**PROVIDED DATA**
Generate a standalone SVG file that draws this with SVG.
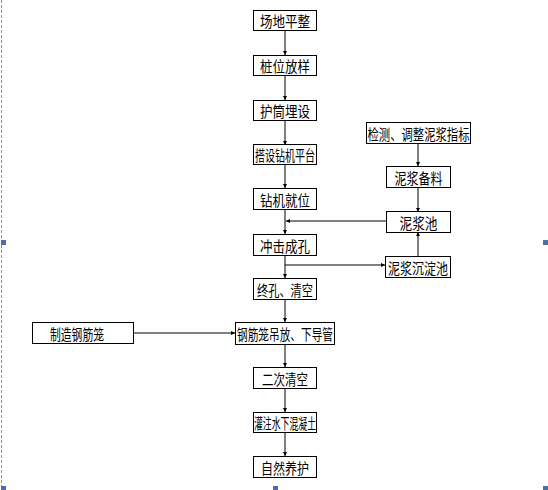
<svg xmlns="http://www.w3.org/2000/svg" width="548" height="490" viewBox="0 0 548 490">
<style>
.box{fill:#fff;stroke:#000;stroke-width:1}
.t{font-family:"Noto Sans CJK SC","Noto Sans CJK JP",sans-serif;font-size:15px;fill:#000;text-anchor:middle;dominant-baseline:central}
.c{stroke:#000;stroke-width:1;fill:none;marker-end:url(#ah)}
.h{fill:#4a6fa5}
</style>
<defs>
<marker id="ah" markerWidth="5" markerHeight="5" refX="4" refY="2.5" orient="auto" markerUnits="userSpaceOnUse">
<path d="M0,0.5 L4,2.5 L0,4.5 Z" fill="#000"/>
</marker>
</defs>
<rect width="548" height="490" fill="#fff"/>
<g id="frame">
<line x1="1.5" y1="0" x2="1.5" y2="490" stroke="#5b9bd5" stroke-width="1" stroke-dasharray="3,2"/>
<rect class="h" x="1" y="240" width="5" height="5"/>
<rect class="h" x="1" y="486" width="5" height="4"/>
<rect class="h" x="543" y="240" width="5" height="5"/>
<rect class="h" x="543" y="486" width="5" height="4"/>
<rect class="h" x="273" y="486" width="5" height="4"/>
</g>
<g id="connectors">
<line class="c" x1="285" y1="30" x2="285" y2="55"/>
<line class="c" x1="285" y1="75" x2="285" y2="100"/>
<line class="c" x1="285" y1="120" x2="285" y2="145"/>
<line class="c" x1="285" y1="165" x2="285" y2="188"/>
<line class="c" x1="285" y1="209" x2="285" y2="234"/>
<line class="c" x1="285" y1="255" x2="285" y2="278"/>
<line class="c" x1="285" y1="299" x2="285" y2="322"/>
<line class="c" x1="285" y1="344" x2="285" y2="367"/>
<line class="c" x1="285" y1="388" x2="285" y2="412"/>
<line class="c" x1="285" y1="432" x2="285" y2="456"/>
<line class="c" x1="386" y1="221" x2="286" y2="221"/>
<line class="c" x1="285" y1="265" x2="385" y2="265"/>
<line class="c" x1="418" y1="143" x2="418" y2="166"/>
<line class="c" x1="418" y1="187" x2="418" y2="212"/>
<line class="c" x1="418" y1="256" x2="418" y2="232"/>
<line class="c" x1="134" y1="333" x2="235" y2="333"/>
</g>
<g id="n1"><rect class="box" x="253.5" y="10.5" width="63" height="20"/><text class="t" x="285" y="20.5" textLength="50" lengthAdjust="spacingAndGlyphs">场地平整</text></g>
<g id="n2"><rect class="box" x="253.5" y="55.5" width="63" height="20"/><text class="t" x="285" y="65.5" textLength="50" lengthAdjust="spacingAndGlyphs">桩位放样</text></g>
<g id="n3"><rect class="box" x="253.5" y="100.5" width="63" height="20"/><text class="t" x="285" y="110.5" textLength="50" lengthAdjust="spacingAndGlyphs">护筒埋设</text></g>
<g id="n4"><rect class="box" x="253.5" y="144.5" width="63" height="20"/><text class="t" x="285" y="154.5" textLength="60" lengthAdjust="spacingAndGlyphs">搭设钻机平台</text></g>
<g id="n5"><rect class="box" x="253.5" y="188.5" width="63" height="21"/><text class="t" x="285" y="199" textLength="50" lengthAdjust="spacingAndGlyphs">钻机就位</text></g>
<g id="n6"><rect class="box" x="253.5" y="234.5" width="63" height="21"/><text class="t" x="285" y="245" textLength="50" lengthAdjust="spacingAndGlyphs">冲击成孔</text></g>
<g id="n7"><rect class="box" x="253.5" y="278.5" width="63" height="21"/><text class="t" x="285" y="289" textLength="56" lengthAdjust="spacingAndGlyphs">终孔、清空</text></g>
<g id="n8"><rect class="box" x="235.5" y="322.5" width="99" height="22"/><text class="t" x="285" y="333.5" textLength="96" lengthAdjust="spacingAndGlyphs">钢筋笼吊放、下导管</text></g>
<g id="n9"><rect class="box" x="253.5" y="367.5" width="63" height="21"/><text class="t" x="285" y="378" textLength="46" lengthAdjust="spacingAndGlyphs">二次清空</text></g>
<g id="n10"><rect class="box" x="253.5" y="412.5" width="63" height="20"/><text class="t" x="285" y="422.5" font-size="13" textLength="62" lengthAdjust="spacingAndGlyphs">灌注水下混凝土</text></g>
<g id="n11"><rect class="box" x="253.5" y="456.5" width="63" height="21"/><text class="t" x="285" y="467" textLength="48" lengthAdjust="spacingAndGlyphs">自然养护</text></g>
<g id="n12"><rect class="box" x="366.5" y="122.5" width="104" height="21"/><text class="t" x="418.5" y="133" textLength="102" lengthAdjust="spacingAndGlyphs">检测、调整泥浆指标</text></g>
<g id="n13"><rect class="box" x="386.5" y="166.5" width="64" height="21"/><text class="t" x="418.5" y="177" textLength="48" lengthAdjust="spacingAndGlyphs">泥浆备料</text></g>
<g id="n14"><rect class="box" x="386.5" y="211.5" width="64" height="21"/><text class="t" x="418.5" y="222" textLength="38" lengthAdjust="spacingAndGlyphs">泥浆池</text></g>
<g id="n15"><rect class="box" x="385.5" y="256.5" width="65" height="21"/><text class="t" x="418" y="267" textLength="60" lengthAdjust="spacingAndGlyphs">泥浆沉淀池</text></g>
<g id="n16"><rect class="box" x="32.5" y="322.5" width="101" height="21"/><text class="t" x="77" y="333" textLength="54" lengthAdjust="spacingAndGlyphs">制造钢筋笼</text></g>
</svg>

**EXERCISE PROMPT**
Without the images, write out each line of the data verbatim.

**RESULT**
Generate a standalone SVG file that draws this with SVG.
<svg xmlns="http://www.w3.org/2000/svg" width="548" height="490" viewBox="0 0 548 490">
<style>
.box{fill:#fff;stroke:#000;stroke-width:1}
.t{font-family:"Noto Sans CJK SC","Noto Sans CJK JP",sans-serif;font-size:15px;fill:#000;text-anchor:middle;dominant-baseline:central}
.c{stroke:#000;stroke-width:1;fill:none;marker-end:url(#ah)}
.h{fill:#4a6fa5}
</style>
<defs>
<marker id="ah" markerWidth="5" markerHeight="5" refX="4" refY="2.5" orient="auto" markerUnits="userSpaceOnUse">
<path d="M0,0.5 L4,2.5 L0,4.5 Z" fill="#000"/>
</marker>
</defs>
<rect width="548" height="490" fill="#fff"/>
<g id="frame">
<line x1="1.5" y1="0" x2="1.5" y2="490" stroke="#5b9bd5" stroke-width="1" stroke-dasharray="3,2"/>
<rect class="h" x="1" y="240" width="5" height="5"/>
<rect class="h" x="1" y="486" width="5" height="4"/>
<rect class="h" x="543" y="240" width="5" height="5"/>
<rect class="h" x="543" y="486" width="5" height="4"/>
<rect class="h" x="273" y="486" width="5" height="4"/>
</g>
<g id="connectors">
<line class="c" x1="285" y1="30" x2="285" y2="55"/>
<line class="c" x1="285" y1="75" x2="285" y2="100"/>
<line class="c" x1="285" y1="120" x2="285" y2="145"/>
<line class="c" x1="285" y1="165" x2="285" y2="188"/>
<line class="c" x1="285" y1="209" x2="285" y2="234"/>
<line class="c" x1="285" y1="255" x2="285" y2="278"/>
<line class="c" x1="285" y1="299" x2="285" y2="322"/>
<line class="c" x1="285" y1="344" x2="285" y2="367"/>
<line class="c" x1="285" y1="388" x2="285" y2="412"/>
<line class="c" x1="285" y1="432" x2="285" y2="456"/>
<line class="c" x1="386" y1="221" x2="286" y2="221"/>
<line class="c" x1="285" y1="265" x2="385" y2="265"/>
<line class="c" x1="418" y1="143" x2="418" y2="166"/>
<line class="c" x1="418" y1="187" x2="418" y2="212"/>
<line class="c" x1="418" y1="256" x2="418" y2="232"/>
<line class="c" x1="134" y1="333" x2="235" y2="333"/>
</g>
<g id="n1"><rect class="box" x="253.5" y="10.5" width="63" height="20"/><text class="t" x="285" y="20.5" textLength="50" lengthAdjust="spacingAndGlyphs">场地平整</text></g>
<g id="n2"><rect class="box" x="253.5" y="55.5" width="63" height="20"/><text class="t" x="285" y="65.5" textLength="50" lengthAdjust="spacingAndGlyphs">桩位放样</text></g>
<g id="n3"><rect class="box" x="253.5" y="100.5" width="63" height="20"/><text class="t" x="285" y="110.5" textLength="50" lengthAdjust="spacingAndGlyphs">护筒埋设</text></g>
<g id="n4"><rect class="box" x="253.5" y="144.5" width="63" height="20"/><text class="t" x="285" y="154.5" textLength="60" lengthAdjust="spacingAndGlyphs">搭设钻机平台</text></g>
<g id="n5"><rect class="box" x="253.5" y="188.5" width="63" height="21"/><text class="t" x="285" y="199" textLength="50" lengthAdjust="spacingAndGlyphs">钻机就位</text></g>
<g id="n6"><rect class="box" x="253.5" y="234.5" width="63" height="21"/><text class="t" x="285" y="245" textLength="50" lengthAdjust="spacingAndGlyphs">冲击成孔</text></g>
<g id="n7"><rect class="box" x="253.5" y="278.5" width="63" height="21"/><text class="t" x="285" y="289" textLength="56" lengthAdjust="spacingAndGlyphs">终孔、清空</text></g>
<g id="n8"><rect class="box" x="235.5" y="322.5" width="99" height="22"/><text class="t" x="285" y="333.5" textLength="96" lengthAdjust="spacingAndGlyphs">钢筋笼吊放、下导管</text></g>
<g id="n9"><rect class="box" x="253.5" y="367.5" width="63" height="21"/><text class="t" x="285" y="378" textLength="46" lengthAdjust="spacingAndGlyphs">二次清空</text></g>
<g id="n10"><rect class="box" x="253.5" y="412.5" width="63" height="20"/><text class="t" x="285" y="422.5" font-size="13" textLength="62" lengthAdjust="spacingAndGlyphs">灌注水下混凝土</text></g>
<g id="n11"><rect class="box" x="253.5" y="456.5" width="63" height="21"/><text class="t" x="285" y="467" textLength="48" lengthAdjust="spacingAndGlyphs">自然养护</text></g>
<g id="n12"><rect class="box" x="366.5" y="122.5" width="104" height="21"/><text class="t" x="418.5" y="133" textLength="102" lengthAdjust="spacingAndGlyphs">检测、调整泥浆指标</text></g>
<g id="n13"><rect class="box" x="386.5" y="166.5" width="64" height="21"/><text class="t" x="418.5" y="177" textLength="48" lengthAdjust="spacingAndGlyphs">泥浆备料</text></g>
<g id="n14"><rect class="box" x="386.5" y="211.5" width="64" height="21"/><text class="t" x="418.5" y="222" textLength="38" lengthAdjust="spacingAndGlyphs">泥浆池</text></g>
<g id="n15"><rect class="box" x="385.5" y="256.5" width="65" height="21"/><text class="t" x="418" y="267" textLength="60" lengthAdjust="spacingAndGlyphs">泥浆沉淀池</text></g>
<g id="n16"><rect class="box" x="32.5" y="322.5" width="101" height="21"/><text class="t" x="77" y="333" textLength="54" lengthAdjust="spacingAndGlyphs">制造钢筋笼</text></g>
</svg>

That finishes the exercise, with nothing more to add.